The general rules of tower defence apply, but rather than lay out towers and turrets, you're assembling a convoy line-up and drawing a path for it to follow through and around the streets of Baghdad's and Tokyo's urban battlegrounds.
Vehicle upgrades and repairs replace tower upgrades, a handful of power-ups let you devise temporary defences, and when all else fails, a terrific tactical view interface lets you re-chart your course at any time. Nothing Earth does represents a seismic shift for tower defence, but the change of possession is a welcome twist.

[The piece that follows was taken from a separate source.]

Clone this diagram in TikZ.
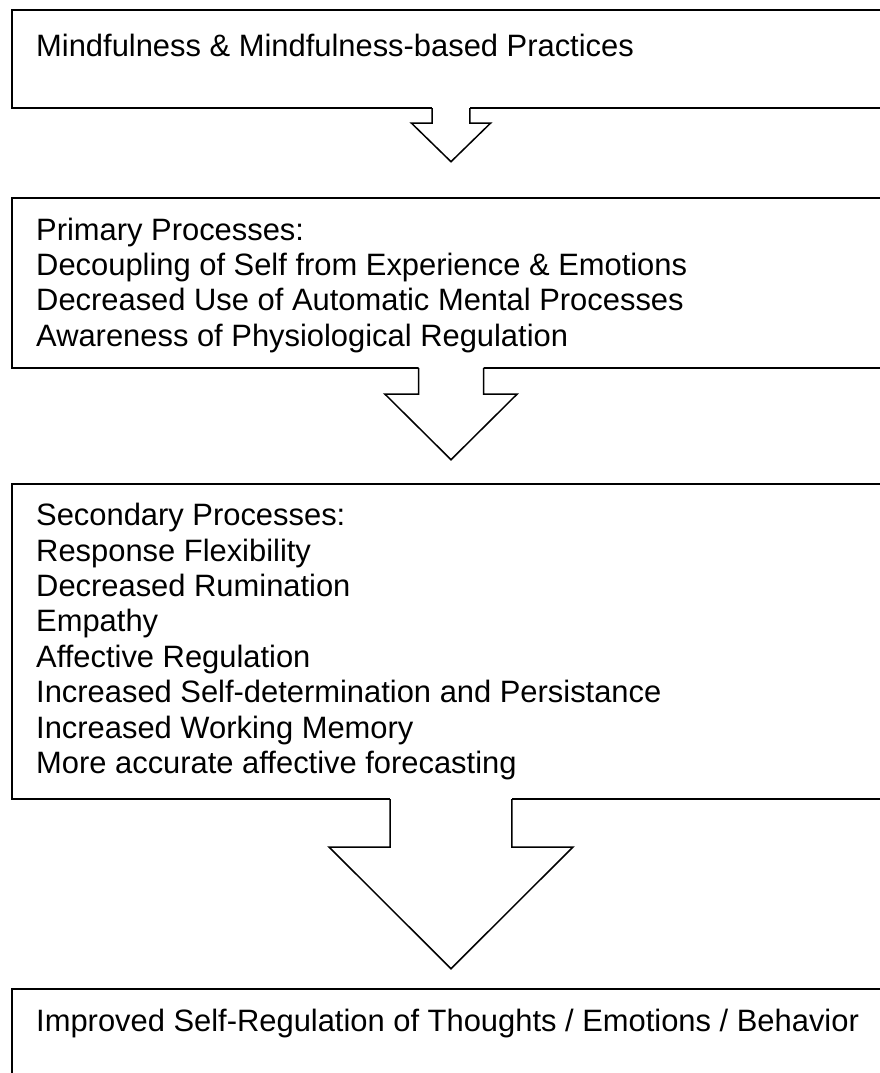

The game's strategic interfaces are polished, the in-game action is visually impressive, and the maps grow considerably elaborate as the multiple campaigns - one traditional and built around a storyline, the others driven more by scores, enemy waves, time limits and survival - progress.
Earth's Xbox 360 version is late out of the gate compared with its counterparts, and the control pad is less ideal than the other versions' touchscreen and mouse controls.
But, along with the Tokyo missions that previously were exclusive to the Mac and PC, the 360 version gets a set of six tactical trials scenarios.